Insurance policies have a way of teaching hard lessons long after the premiums are paid. A recent Sixth Circuit decision, Piatt Lake Bible Conference Association v. Church Mutual, 1 is one of those cases that should be required reading for every policyholder, property manager, and insurance agent who ever uttered the phrase “replacement cost coverage” without finishing the sentence.
The dispute centered on a familiar and often misunderstood coverage: Ordinance or Law. Most people simply call this code upgrade coverage. The Miracle Building, constructed in the early 1970s, collapsed under the weight of snow and ice. There was no dispute about coverage for the loss itself.
The problem arose when the cost to rebuild to modern building codes far exceeded expectations. The policy contained a $100,000 sublimit for code compliance. The actual code upgrade costs were alleged to be more than $1 million beyond that.
The policyholder did not argue that the policy language was unclear. Instead, it claimed that Church Mutual’s representations over the years led it to believe it had “full coverage,” including whatever code upgrades modern construction would require. That strategy failed under fairly conservative Michigan insurance law.
The court’s analysis followed a rigid but predictable framework. Under Michigan law, insurance relationships are contractual, not advisory. Unless a “special relationship” exists, agents and insurers have no duty to volunteer advice about the adequacy of coverage. Saying “you’re fully covered” is not enough. Asking general questions about replacement cost is not enough. Feeling reassured after a meeting is not enough.

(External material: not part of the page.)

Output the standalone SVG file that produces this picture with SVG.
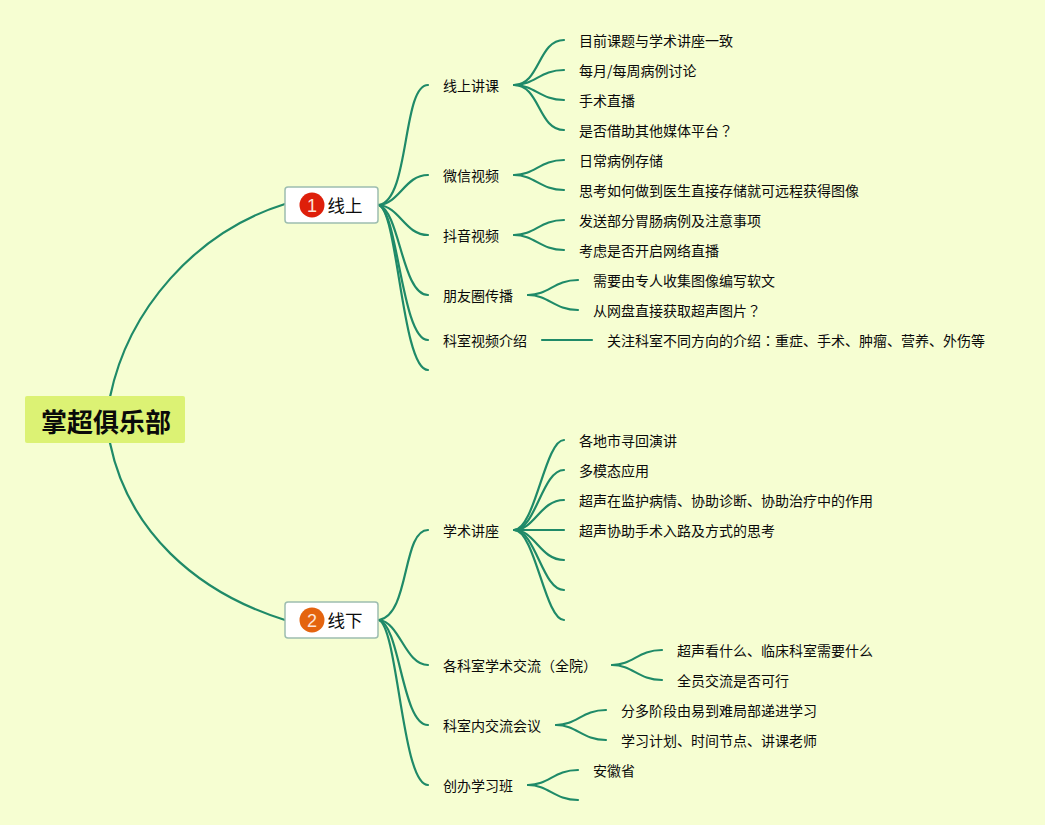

The court looked closely at every interaction the policyholder relied on. A marketing brochure promising risk analysis did not matter because there was no proof that it was read. The insured’s own witness understood emails discussing replacement cost to mean rebuilding the same building as it existed, not to current code. A later meeting produced no remembered statements, only a sense of comfort. Courts do not enforce comfort. They enforce evidence.
But the most decisive factor was also the most basic one. The policy was clear. Ordinance or law coverage was capped at $100,000. Michigan courts are very conservative on this point. If the written policy unambiguously limits coverage, reliance on contrary oral statements is deemed unreasonable as a matter of law, especially when the insured admits they never read the policy.
That admission about not reading the policy doomed the case. Despite nobody ever doing it, and even when they do, few understand their policy, Michigan law presumes policyholders read their policies. When they do not, Michigan courts are not inclined to rescue them from assumptions that could have been corrected with a few minutes of review and a pointed question to the agent.
Code upgrades are not replacement cost. They are an add-on. They are limited. They are also among the most common and expensive coverage gaps in modern property losses.
I have seen this play out repeatedly after fires, hurricanes, and building collapses. The building is old. The code is new. The delta is enormous. And everyone is shocked that the replacement cost coverage is not actually covering the costs needed to replace per the new building codes.
The lesson is clear. Never assume. Never rely on vague assurances. Ask direct questions about any gaps in coverage that are needed to rebuild the property. Agents should explain the consequences before the loss, not after the denial. Replacement cost without adequate code coverage is a promise with an asterisk, and that asterisk can cost millions.
Thought For The Day
“The difficulty lies not so much in developing new ideas as in escaping from old ones.”
— John Maynard Keynes
1 Piatt Lake Bible Conference Association v. Church Mutual Ins. Co., No. 25-1689, 2026 WL 93224 (6th Cir. Jan. 13, 2026).